Interest groups fear a $240 million package won't be enough to boost the number of women in the workplace, but the prime minister says the rest of the budget will help too.
The federal budget package targeted specifically at women involves a handful of measures including help to complete STEM qualifications, support for women entrepreneurs and tackling workplace sexual harassment.
The Parenthood says the money doesn't stand up against the billions committed to other measures and fails to address the impact of the coronavirus pandemic on women.
Executive director Georgie Dent described the allocation as insulting, made worse by the fact it was framed by the treasurer as a serious investment.
"Women have lost hours and full-time employment in far greater numbers than men, all while their unpaid work at home has soared," she said.
"The federal government cannot back up its claims of being focused on jobs while failing to design any female-focused recovery efforts."
Prime Minister Scott Morrison says the government is trying to get as many women into work as possible.
"But this budget, above all, is a budget for all Australians," he told parliament on Wednesday.
"All Australians who are dealing with the challenge of the biggest global recession that we have seen since the Second World War."
Mr Morrison said women had filled 60 per cent of the jobs created since May.
He said the government was working to reduce the gender pay gap, which is still 14 per cent.
The United Workers Union, which represents large numbers of women in industries like aged care and early education, said the $240 million commitment was measly.
"It is poorly targeted and woefully inadequate," national secretary Tim Kennedy said.
"If the government genuinely wanted to support women, it would prioritise early childhood education and care."
The federal budget did not contain any new funding for child care.
Some 500 women are expected to benefit from $25.1 million towards new cadetships and apprenticeships in science, technology, engineering and mathematics.

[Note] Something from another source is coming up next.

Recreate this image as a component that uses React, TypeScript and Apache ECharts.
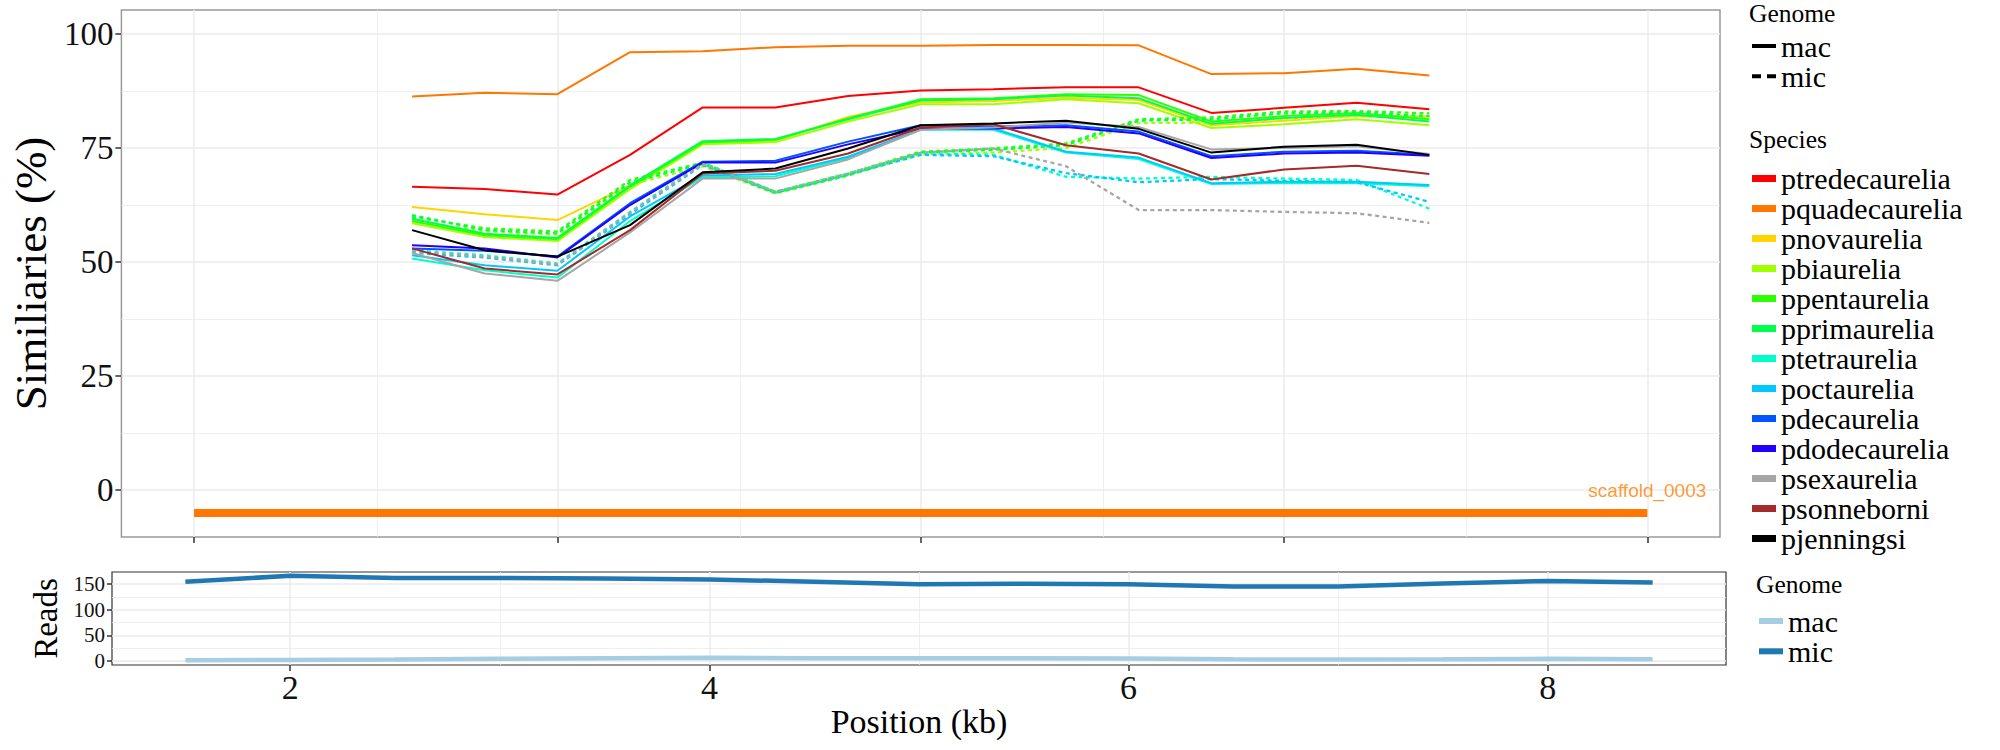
import React, { useEffect, useRef } from "react";
import * as echarts from "echarts";

// ---------- data ----------
const positions = [2.55, 2.9, 3.25, 3.6, 3.95, 4.3, 4.65, 5.0, 5.35, 5.7, 6.05, 6.4, 6.75, 7.1, 7.45];

const speciesNames = [
  "ptredecaurelia", "pquadecaurelia", "pnovaurelia", "pbiaurelia", "ppentaurelia",
  "pprimaurelia", "ptetraurelia", "poctaurelia", "pdecaurelia", "pdodecaurelia",
  "psexaurelia", "psonneborni", "pjenningsi",
];
const speciesColors = [
  "#FF0000", "#FF7700", "#FFD500", "#A2FF00", "#2EFF00",
  "#00FF4A", "#00FFC8", "#00C8FF", "#0055FF", "#2200FF",
  "#A6A6A6", "#A52A2A", "#000000",
];

// mac (solid) similarities (%)
const macPtredecaurelia = [66.5, 66.0, 64.8, 73.5, 83.9, 83.9, 86.4, 87.6, 87.9, 88.3, 88.3, 82.7, 83.8, 84.9, 83.5];
const macPquadecaurelia = [86.3, 87.1, 86.8, 96.0, 96.2, 97.1, 97.4, 97.4, 97.6, 97.6, 97.5, 91.2, 91.4, 92.4, 90.9];
const macPnovaurelia = [62.1, 60.5, 59.2, 66.8, 76.0, 76.6, 81.8, 85.0, 85.3, 86.0, 85.5, 80.0, 81.0, 82.0, 81.9];
const macPbiaurelia = [58.5, 55.5, 54.6, 66.0, 75.8, 76.3, 80.8, 84.6, 84.6, 85.7, 84.8, 79.4, 80.2, 81.3, 80.0];
const macPpentaurelia = [59.0, 55.9, 55.0, 66.5, 76.2, 76.8, 81.5, 85.7, 85.9, 86.8, 86.6, 80.8, 82.0, 82.7, 81.3];
const macPprimaurelia = [59.5, 56.2, 55.3, 66.8, 76.5, 77.0, 81.3, 85.4, 85.7, 86.5, 85.9, 80.3, 81.6, 82.3, 80.8];
const macPtetraurelia = [50.8, 48.2, 46.6, 59.0, 68.6, 68.8, 72.8, 79.0, 79.0, 74.0, 72.6, 67.1, 67.3, 67.3, 66.6];
const macPoctaurelia = [51.5, 49.3, 48.1, 60.0, 69.0, 69.3, 73.1, 79.1, 79.3, 74.2, 72.9, 67.3, 67.6, 67.6, 66.9];
const macPdecaurelia = [53.0, 52.5, 51.2, 62.9, 72.0, 72.2, 76.4, 80.0, 79.7, 80.0, 78.6, 73.2, 74.2, 74.4, 73.5];
const macPdodecaurelia = [53.7, 53.0, 51.0, 62.5, 71.8, 71.8, 75.8, 79.3, 79.3, 79.6, 78.2, 72.8, 73.8, 74.0, 73.3];
const macPsexaurelia = [52.0, 47.5, 45.9, 56.5, 68.3, 68.3, 72.5, 79.0, 79.5, 80.6, 79.6, 74.7, 75.0, 75.4, 73.7];
const macPsonneborni = [53.0, 48.6, 47.3, 57.0, 69.4, 70.0, 73.8, 79.5, 80.2, 75.6, 73.8, 68.1, 70.3, 71.1, 69.3];
const macPjenningsi = [57.0, 52.6, 51.2, 58.1, 69.7, 70.5, 74.9, 80.0, 80.4, 81.0, 79.2, 74.0, 75.3, 75.7, 73.5];

// mic (dashed) similarities (%)
const micPbiaurelia = [59.0, 56.8, 56.0, 67.0, 71.0, 65.0, 69.0, 73.6, 74.0, 75.0, 80.5, 80.5, 81.5, 82.0, 81.8];
const micPpentaurelia = [59.9, 57.4, 56.7, 68.0, 71.8, 65.4, 69.4, 74.2, 74.9, 76.0, 81.3, 81.7, 83.0, 83.1, 82.6];
const micPprimaurelia = [60.3, 57.0, 56.3, 67.5, 71.5, 65.2, 69.0, 74.0, 74.6, 75.6, 81.0, 81.3, 82.6, 82.8, 82.0];
const micPtetraurelia = [52.6, 51.5, 49.7, 61.0, 71.8, 65.4, 69.4, 73.8, 73.5, 68.7, 68.3, 68.7, 68.3, 68.0, 61.7];
const micPoctaurelia = [52.0, 51.0, 49.3, 60.5, 71.3, 65.2, 69.2, 73.5, 73.2, 69.5, 67.5, 68.2, 67.8, 67.5, 63.2];
const micPsexaurelia = [52.3, 51.2, 49.5, 60.8, 71.5, 65.4, 69.4, 74.0, 74.9, 71.0, 61.4, 61.4, 61.0, 60.7, 58.6];

const macValues = [
  macPtredecaurelia, macPquadecaurelia, macPnovaurelia, macPbiaurelia, macPpentaurelia,
  macPprimaurelia, macPtetraurelia, macPoctaurelia, macPdecaurelia, macPdodecaurelia,
  macPsexaurelia, macPsonneborni, macPjenningsi,
];
const micValues = [
  null, null, null, micPbiaurelia, micPpentaurelia,
  micPprimaurelia, micPtetraurelia, micPoctaurelia, null, null,
  micPsexaurelia, null, null,
];

const scaffoldName = "scaffold_0003";
const scaffoldStart = 1.5;
const scaffoldEnd = 8.5;
const scaffoldLevel = -5;
const scaffoldLabelLevel = 0;

// reads panel
const readPositions = [1.5, 2, 2.5, 3, 3.5, 4, 4.5, 5, 5.5, 6, 6.5, 7, 7.5, 8, 8.5];
const readsMac = [1.3, 2, 2.5, 4, 5, 6, 5, 5, 5, 4.5, 3, 2.5, 3, 4, 3];
const readsMic = [154.5, 166, 162, 162, 161, 159, 154.5, 149.4, 150.5, 149.4, 145, 145, 151, 156, 153];

// ticks / gridlines
const topXTicks = [1.5, 3.25, 5, 6.75, 8.5];
const topXMinor = [2.375, 4.125, 5.875, 7.625];
const topYTicks = [0, 25, 50, 75, 100];
const topYMinor = [12.5, 37.5, 62.5, 87.5];
const bottomXTicks = [2, 4, 6, 8];
const bottomXMinor = [3, 5, 7];
const bottomYTicks = [0, 50, 100, 150];
const bottomYMinor = [25, 75, 125];

const genomeLegend = ["mac", "mic"];

// ---------- chart ----------
const SERIF = "'Liberation Serif', 'Times New Roman', serif";
const SANS = "'Liberation Sans', Arial, sans-serif";

function gridLines(xi: number, yi: number, xs: number[], ys: number[], width: number) {
  return {
    type: "line",
    xAxisIndex: xi,
    yAxisIndex: yi,
    data: [],
    silent: true,
    z: 1,
    markLine: {
      silent: true,
      z: 1,
      symbol: ["none", "none"],
      label: { show: false },
      emphasis: { disabled: true },
      lineStyle: { color: "#EBEBEB", width, type: "solid" },
      data: [...xs.map((v) => ({ xAxis: v })), ...ys.map((v) => ({ yAxis: v }))],
    },
  };
}

function buildOption() {
  const series: any[] = [];
  series.push(gridLines(0, 0, topXMinor, topYMinor, 0.8));
  series.push(gridLines(0, 0, topXTicks, topYTicks, 1.5));
  series.push(gridLines(1, 1, bottomXMinor, bottomYMinor, 0.8));
  series.push(gridLines(1, 1, bottomXTicks, bottomYTicks, 1.5));

  series.push({
    name: scaffoldName,
    type: "line",
    xAxisIndex: 0,
    yAxisIndex: 0,
    data: [[scaffoldStart, scaffoldLevel], [scaffoldEnd, scaffoldLevel]],
    symbol: "none",
    silent: true,
    z: 3,
    lineStyle: { color: "#FF7700", width: 8, cap: "butt" },
  });
  series.push({
    name: scaffoldName + " label",
    type: "scatter",
    xAxisIndex: 0,
    yAxisIndex: 0,
    data: [[scaffoldEnd, scaffoldLabelLevel]],
    symbolSize: 1,
    silent: true,
    z: 4,
    itemStyle: { color: "rgba(0,0,0,0)" },
    label: {
      show: true,
      position: "inside",
      formatter: scaffoldName,
      color: "#FF7F00",
      fontSize: 19,
      fontFamily: SANS,
    },
  });

  speciesNames.forEach((name, i) => {
    const col = speciesColors[i];
    series.push({
      name,
      type: "line",
      xAxisIndex: 0,
      yAxisIndex: 0,
      data: positions.map((x, j) => [x, macValues[i][j]]),
      symbol: "none",
      color: col,
      z: 3,
      emphasis: { disabled: true },
      lineStyle: { color: col, width: 2 },
    });
    const mic = micValues[i];
    if (mic) {
      series.push({
        name,
        type: "line",
        xAxisIndex: 0,
        yAxisIndex: 0,
        data: positions.map((x, j) => [x, mic[j]]),
        symbol: "none",
        color: col,
        z: 3,
        emphasis: { disabled: true },
        lineStyle: { color: col, width: 2.3, type: [4, 3.5] },
      });
    }
  });

  // legend-only entries for the line-type key
  genomeLegend.forEach((g) => {
    series.push({
      name: g + " (line)",
      type: "line",
      xAxisIndex: 0,
      yAxisIndex: 0,
      data: [],
      color: "#000",
      symbol: "none",
    });
  });

  series.push({
    name: "mac",
    type: "line",
    xAxisIndex: 1,
    yAxisIndex: 1,
    data: readPositions.map((x, j) => [x, readsMac[j]]),
    symbol: "none",
    color: "#A6CEE3",
    z: 3,
    emphasis: { disabled: true },
    lineStyle: { color: "#A6CEE3", width: 4.5 },
  });
  series.push({
    name: "mic",
    type: "line",
    xAxisIndex: 1,
    yAxisIndex: 1,
    data: readPositions.map((x, j) => [x, readsMic[j]]),
    symbol: "none",
    color: "#1F78B4",
    z: 3,
    emphasis: { disabled: true },
    lineStyle: { color: "#1F78B4", width: 4.5 },
  });

  const tickStyle = { show: true, length: 6, inside: false, lineStyle: { color: "#333", width: 1.5 } };
  const legendText = { fontSize: 30, fontFamily: SERIF, color: "#000" };

  return {
    animation: false,
    backgroundColor: "#ffffff",
    grid: [
      { left: 112, top: 10, width: 1608, height: 527, show: true, borderColor: "#999999", borderWidth: 1.5, backgroundColor: "#ffffff" },
      { left: 112, top: 572, width: 1614, height: 93, show: true, borderColor: "#333333", borderWidth: 1.2, backgroundColor: "#ffffff" },
    ],
    xAxis: [
      {
        gridIndex: 0, type: "value", min: 1.15, max: 8.85,
        axisLine: { show: false, onZero: false },
        axisTick: { ...tickStyle, customValues: topXTicks },
        axisLabel: { show: false },
        splitLine: { show: false },
      },
      {
        gridIndex: 1, type: "value", min: 1.15, max: 8.85,
        axisLine: { show: false, onZero: false },
        axisTick: { ...tickStyle, customValues: bottomXTicks },
        axisLabel: { customValues: bottomXTicks, fontSize: 34, fontFamily: SERIF, color: "#111", margin: 5 },
        splitLine: { show: false },
        name: "Position (kb)",
        nameLocation: "middle",
        nameGap: 37,
        nameTextStyle: { fontSize: 34, fontFamily: SERIF, color: "#000" },
      },
    ],
    yAxis: [
      {
        gridIndex: 0, type: "value", min: -10.25, max: 105.25,
        axisLine: { show: false, onZero: false },
        axisTick: { ...tickStyle, customValues: topYTicks },
        axisLabel: { customValues: topYTicks, fontSize: 33, fontFamily: SERIF, color: "#111", margin: 8 },
        splitLine: { show: false },
        name: "Similiaries (%)",
        nameLocation: "middle",
        nameRotate: 90,
        nameGap: 64,
        nameTextStyle: { fontSize: 45, fontFamily: SERIF, color: "#000" },
      },
      {
        gridIndex: 1, type: "value", min: -8, max: 173.5,
        axisLine: { show: false, onZero: false },
        axisTick: { ...tickStyle, length: 5, customValues: bottomYTicks },
        axisLabel: { customValues: bottomYTicks, fontSize: 21, fontFamily: SERIF, color: "#111", margin: 7 },
        splitLine: { show: false },
        name: "Reads",
        nameLocation: "middle",
        nameRotate: 90,
        nameGap: 44,
        nameTextStyle: { fontSize: 33, fontFamily: SERIF, color: "#000" },
      },
    ],
    legend: [
      {
        data: [
          { name: "mac (line)", icon: "path://M0,0H24V4H0Z" },
          { name: "mic (line)", icon: "path://M0,0H9V4H0ZM15,0H24V4H15Z" },
        ],
        formatter: (n: string) => n.replace(" (line)", ""),
        orient: "vertical", left: 1752, top: 31, padding: 0,
        itemWidth: 24, itemHeight: 4, itemGap: 0.3, itemTextGap: 15,
        selectedMode: false,
        textStyle: legendText,
      },
      {
        data: speciesNames,
        icon: "rect",
        orient: "vertical", left: 1752, top: 163.5, padding: 0,
        itemWidth: 24, itemHeight: 7, itemGap: 0, itemTextGap: 15,
        selectedMode: false,
        textStyle: legendText,
      },
      {
        data: genomeLegend,
        icon: "rect",
        orient: "vertical", left: 1759, top: 606, padding: 0,
        itemWidth: 24, itemHeight: 6, itemGap: 0.3, itemTextGap: 15,
        selectedMode: false,
        textStyle: legendText,
      },
    ],
    graphic: [
      { type: "text", left: 1749, top: 0.5, style: { text: "Genome", fontSize: 25.5, fontFamily: SERIF, fill: "#000" } },
      { type: "text", left: 1749, top: 126, style: { text: "Species", fontSize: 25.5, fontFamily: SERIF, fill: "#000" } },
      { type: "text", left: 1756, top: 571, style: { text: "Genome", fontSize: 25.5, fontFamily: SERIF, fill: "#000" } },
    ],
    series,
  };
}

export default function App() {
  const ref = useRef<HTMLDivElement>(null);
  useEffect(() => {
    document.body.style.margin = "0";
    if (!ref.current) return;
    const chart = echarts.init(ref.current, undefined, { renderer: "svg" });
    chart.setOption(buildOption() as any);
    return () => chart.dispose();
  }, []);
  return <div ref={ref} style={{ width: 2000, height: 750, position: "absolute", left: 0, top: 0 }} />;
}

Another $50 million will go towards a program to help women at work by expanding leadership grants and tackling sexual harassment.
Women entrepreneurs will also get improved access to mentoring and business advice.
Women have represented more than 50 per cent of job losses during the coronavirus pandemic.
Labor leader Anthony Albanese says women have been left behind in the budget
"Why is the government racking up $1 trillion of Liberal debt without a plan to support the participation of women in the workforce?"